Isn’t that a peach?

Isn’t that a peach?  In this week’s news, the legal drama of two of President Trump’s campaign associates separately reached conclusions which leads them to face jail time.  Former campaign manager Paul Manafort was convicted of tax evasion and bank fraud in a court in Virginia while personal attorney Michael Cohen pled guilty to tax evasion and campaign finance violations in a court in New York virtually at the same time.   A look back at the Clinton days shows how a special investigation (like the one underway with Mueller regarding Russia’s alleged interference with elections) can wander off in any direction since it started with reviewing real estate transactions and ended up in the President’s sex life.  Naturally, news and political circles shot to speculation on the probability of impeachment.  As speculation is another word for gambling, we cannot help but check the bookies (mostly outside the US) to look for a change in odds.  According to (an Irish bookmaker), the odds of Trump being impeached tightened from 50% to 66%, a more modest increase than the odds of Trump’s presidency ending before 2018 (moved from 10% to 25%, or more than double the probability).  Granted, the bookies called the election wrong too (betting odds are influenced by total dollars moving more so than the number of individual bets which is how votes count 1-for-1 in a general election).  Also, we doubt, given the comfort President Trump has with confrontation, that he would resign the job lightly in the face of controversy.

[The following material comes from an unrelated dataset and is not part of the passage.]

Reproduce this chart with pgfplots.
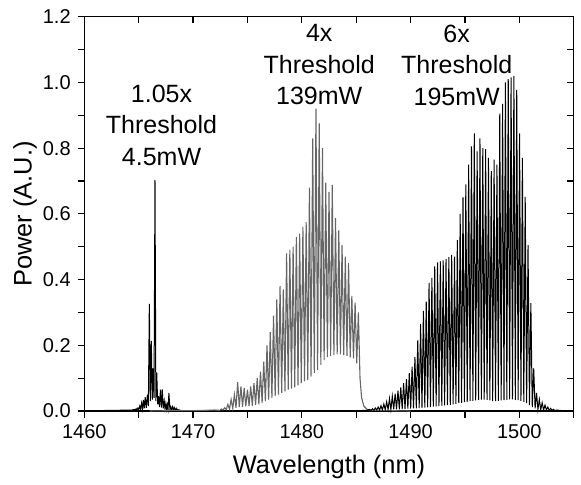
\documentclass[border=0pt]{standalone}
\usepackage{fontspec}
\setmainfont{Liberation Sans}
\usepackage{pgfplots}
\pgfplotsset{compat=1.18}
\begin{document}
\begin{tikzpicture}
\useasboundingbox (-42.15pt,-37pt) rectangle (248.35pt,205.5pt);
\begin{axis}[
 at={(0,0)}, anchor=south west,
 scale only axis, width=244.7pt, height=197.15pt,
 xmin=1460, xmax=1505, ymin=0, ymax=1.2,
 axis line style={line width=0.6pt},
 xtick={1460,1470,1480,1490,1500}, minor xtick={1465,1475,1485,1495,1505},
 ytick={0,0.2,0.4,0.6,0.8,1.0,1.2}, minor ytick={0.1,0.3,0.5,0.7,0.9,1.1},
 xtick pos=bottom, ytick pos=left, tick align=outside,
 major tick length=3.3pt, minor tick length=3.3pt,
 tick style={black, line width=0.6pt},
 /pgf/number format/assume math mode=true,
 xticklabel style={/pgf/number format/set thousands separator={}, font=\fontsize{10}{12}\selectfont},
 yticklabel style={/pgf/number format/fixed, /pgf/number format/fixed zerofill, /pgf/number format/precision=1, font=\fontsize{10}{12}\selectfont},
 xlabel={Wavelength (nm)}, ylabel={Power (A.U.)},
 label style={font=\fontsize{12.7}{15}\selectfont},
 x label style={at={(axis description cs:0.5,-0.141)}, anchor=center},
 y label style={at={(axis description cs:-0.121,0.5)}, anchor=center},
 clip=false,
]
% 1.05x threshold
\addplot[black, line width=0.5pt] coordinates {
(1461.5,0.000) (1462.0,0.002) (1463.0,0.002) (1464.0,0.003) (1464.4,0.003)
(1464.6,0.005) (1464.68,0.003) (1464.77,0.007) (1464.85,0.003) (1464.93,0.009) (1465.01,0.004) (1465.1,0.015) (1465.18,0.005) (1465.27,0.024) (1465.35,0.006) (1465.43,0.034) (1465.51,0.008) (1465.6,0.042) (1465.7,0.010) (1465.8,0.050) (1465.89,0.015) (1465.98,0.326) (1466.07,0.030) (1466.16,0.213) (1466.25,0.035) (1466.33,0.130) (1466.41,0.040) (1466.5,0.703) (1466.58,0.030) (1466.66,0.117) (1466.75,0.020) (1466.83,0.045) (1466.91,0.012) (1467.0,0.065) (1467.09,0.010) (1467.17,0.066) (1467.26,0.008) (1467.35,0.030) (1467.42,0.006) (1467.5,0.023) (1467.57,0.005) (1467.63,0.018) (1467.7,0.005) (1467.78,0.055) (1467.87,0.004) (1467.95,0.013) (1468.03,0.003) (1468.12,0.013) (1468.2,0.003) (1468.28,0.010) (1468.36,0.002) (1468.45,0.008) (1468.52,0.002) (1468.6,0.005) (1468.7,0.002) (1468.78,0.003) (1468.9,0.001) (1469.5,0.001) (1470.5,0.000)
};
% 4x threshold
\addplot[black!60, line width=0.55pt] coordinates {
(1466.0,0.000) (1468.0,0.001) (1470.0,0.001) (1471.0,0.002) (1472.0,0.003)
(1472.45,0.002) (1472.6,0.006) (1472.75,0.003) (1472.9,0.010) (1473.05,0.004) (1473.2,0.020) (1473.35,0.006) (1473.5,0.035) (1473.65,0.008) (1473.8,0.050) (1473.95,0.010) (1474.1,0.088) (1474.25,0.012) (1474.4,0.075) (1474.55,0.013) (1474.7,0.070) (1474.85,0.014) (1475.0,0.065) (1475.15,0.015) (1475.3,0.075) (1475.45,0.016) (1475.6,0.085) (1475.75,0.018) (1475.9,0.100) (1476.05,0.020) (1476.2,0.120) (1476.35,0.025) (1476.5,0.150) (1476.65,0.030) (1476.8,0.200) (1476.95,0.035) (1477.1,0.240) (1477.25,0.040) (1477.4,0.290) (1477.55,0.045) (1477.7,0.340) (1477.85,0.050) (1478.0,0.380) (1478.15,0.055) (1478.3,0.370) (1478.45,0.060) (1478.6,0.480) (1478.75,0.065) (1478.9,0.490) (1479.05,0.068) (1479.2,0.500) (1479.35,0.072) (1479.5,0.530) (1479.65,0.078) (1479.8,0.540) (1479.95,0.085) (1480.1,0.560) (1480.25,0.090) (1480.4,0.575) (1480.55,0.095) (1480.7,0.680) (1480.85,0.105) (1481.0,0.830) (1481.15,0.115) (1481.3,0.920) (1481.45,0.125) (1481.6,0.875) (1481.75,0.140) (1481.9,0.800) (1482.05,0.155) (1482.2,0.695) (1482.35,0.165) (1482.5,0.667) (1482.65,0.168) (1482.8,0.688) (1482.95,0.170) (1483.1,0.587) (1483.25,0.172) (1483.4,0.550) (1483.55,0.172) (1483.7,0.505) (1483.85,0.170) (1484.0,0.470) (1484.15,0.168) (1484.3,0.450) (1484.45,0.163) (1484.6,0.350) (1484.75,0.160) (1484.9,0.330) (1485.05,0.145) (1485.2,0.300) (1485.35,0.100) (1485.5,0.040) (1485.7,0.015) (1486.0,0.005) (1486.5,0.002) (1488.0,0.001) (1490.0,0.000)
};
% 6x threshold
\addplot[black, line width=0.5pt] coordinates {
(1484.0,0.000) (1485.0,0.001) (1486.0,0.002)
(1486.2,0.005) (1486.35,0.002) (1486.5,0.007) (1486.63,0.002) (1486.76,0.009) (1486.89,0.003) (1487.02,0.012) (1487.15,0.003) (1487.28,0.016) (1487.41,0.003) (1487.54,0.021) (1487.67,0.004) (1487.8,0.028) (1487.93,0.004) (1488.06,0.038) (1488.19,0.004) (1488.32,0.045) (1488.45,0.005) (1488.58,0.053) (1488.71,0.005) (1488.84,0.062) (1488.97,0.005) (1489.1,0.072) (1489.23,0.006) (1489.36,0.085) (1489.49,0.006) (1489.62,0.097) (1489.75,0.007) (1489.88,0.115) (1490.01,0.007) (1490.14,0.135) (1490.27,0.008) (1490.4,0.165) (1490.53,0.008) (1490.66,0.215) (1490.79,0.009) (1490.92,0.265) (1491.05,0.010) (1491.18,0.305) (1491.31,0.010) (1491.44,0.333) (1491.57,0.011) (1491.7,0.390) (1491.83,0.012) (1491.96,0.405) (1492.09,0.013) (1492.22,0.440) (1492.35,0.014) (1492.48,0.452) (1492.61,0.015) (1492.74,0.455) (1492.87,0.016) (1493.0,0.458) (1493.13,0.017) (1493.26,0.462) (1493.39,0.018) (1493.52,0.468) (1493.65,0.019) (1493.78,0.475) (1493.91,0.020) (1494.04,0.470) (1494.17,0.022) (1494.3,0.520) (1494.43,0.024) (1494.56,0.600) (1494.69,0.025) (1494.82,0.650) (1494.95,0.027) (1495.08,0.690) (1495.21,0.028) (1495.34,0.750) (1495.47,0.030) (1495.6,0.805) (1495.73,0.031) (1495.86,0.845) (1495.99,0.032) (1496.12,0.790) (1496.25,0.034) (1496.38,0.830) (1496.51,0.035) (1496.64,0.800) (1496.77,0.035) (1496.9,0.797) (1497.03,0.034) (1497.16,0.770) (1497.29,0.032) (1497.42,0.730) (1497.55,0.030) (1497.68,0.765) (1497.81,0.030) (1497.94,0.750) (1498.07,0.031) (1498.2,0.905) (1498.33,0.032) (1498.46,0.935) (1498.59,0.033) (1498.72,1.000) (1498.85,0.034) (1498.98,1.010) (1499.11,0.035) (1499.24,1.015) (1499.37,0.035) (1499.5,1.020) (1499.63,0.034) (1499.76,0.977) (1499.89,0.033) (1500.02,0.845) (1500.15,0.031) (1500.28,0.770) (1500.41,0.028) (1500.54,0.652) (1500.67,0.024) (1500.8,0.505) (1500.93,0.018) (1501.06,0.328) (1501.19,0.012) (1501.32,0.130) (1501.45,0.008) (1501.58,0.055) (1501.71,0.005) (1501.84,0.035) (1501.97,0.004) (1502.1,0.025) (1502.23,0.003) (1502.36,0.018) (1502.49,0.003) (1502.62,0.012) (1502.75,0.002) (1502.88,0.008) (1503.01,0.002) (1503.14,0.005) (1503.27,0.001) (1503.4,0.003) (1504.0,0.001) (1505.0,0.001)
};
\node[align=center, font=\fontsize{12.5}{15.75}\selectfont] at (axis cs:1467.1,0.87) {1.05x\\Threshold\\4.5mW};
\node[align=center, font=\fontsize{12.5}{15.75}\selectfont] at (axis cs:1481.6,1.053) {4x\\Threshold\\139mW};
\node[align=center, font=\fontsize{12.5}{15.75}\selectfont] at (axis cs:1494.24,1.053) {6x\\Threshold\\195mW};
\end{axis}
\begin{axis}[
 at={(0,0)}, anchor=south west,
 scale only axis, width=244.7pt, height=197.15pt,
 xmin=1460, xmax=1505, ymin=0, ymax=1.2,
 axis line style={draw=none},
 xtick={1460,1470,1480,1490,1500}, minor xtick={1465,1475,1485,1495,1505},
 ytick={0,0.2,0.4,0.6,0.8,1.0,1.2}, minor ytick={0.1,0.3,0.5,0.7,0.9,1.1},
 xtick pos=top, ytick pos=right, tick align=inside,
 major tick length=3.3pt, minor tick length=3.3pt,
 tick style={black, line width=0.6pt},
 xticklabels={}, yticklabels={},
]
\end{axis}
\end{tikzpicture}
\end{document}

Naturally, the question that comes to mind for investors given this speculation is what the impact may be on the economy and financial markets should an impeachment process be started at some point in the future.  There has been a myriad of historical analysis (often focused on Nixon and Clinton, though some look back as far as Andrew Johnson in 1868).  With Nixon, the S&P 500 suffered a significant drawdown as the scandal unfolded.  However it is important to remember that the backdrop was set in a secular bear market with an oil embargo and the US 10yr Treasury yield rising from roughly 7.5% in mid-1972 to a peak over 14% in late 1974 – a far cry from today.  With Clinton, there was also a drawdown in anticipation of proceedings where the duration was measured in months as the market recovered swiftly after.  Again, the backdrop is important as the internet boom was in the later stages but ongoing.  It is impossible to know whether these two data points will hold true should there be a repeat.  As always, opinions are everywhere and often influenced by personal views.


From our vantage point, we recognize that as investors (as opposed to voters) we are policy-takers not policy-makers and thus we center our attention on what is likely versus what one person or another may desire.  Financial markets in the short-term are emotional, so it would not be surprising to see an equity market drawdown driven by fear should expectations rise of an official impeachment effort.  That said, the equity market is supported long-term by the fundamental earnings power of companies underpinned by broad economic conditions which currently remain solid.  In the US, for example, initial readings of Q2 GDP show a greater than 4% annualized growth rate and equity earnings growth has topped 20% year-over-year for the past two quarters.  While interest rates are rising, at under 3% on the 10yr Treasury yield they remain modest relative to historic comparisons.


As much as one politician or another would like to claim credit (or avoid blame) for economic performance, financial conditions have a trajectory that is years in the shaping and so often overlaps many policy-makers’ tenure.  In the medium-term (1-2 years), the fiscal support provided by tax cuts is unlikely to be rolled back even with a change in Congressional make-up at the mid-term election.  In addition, whether Trump stays in office or if Vice President Pence is required to step in, the approach to economic policy in the Executive branch will remain consistent until the next general election in 2020.  Therefore, an opportunity in the next few months presented by a fear of impeachment would be a ripe buying opportunity.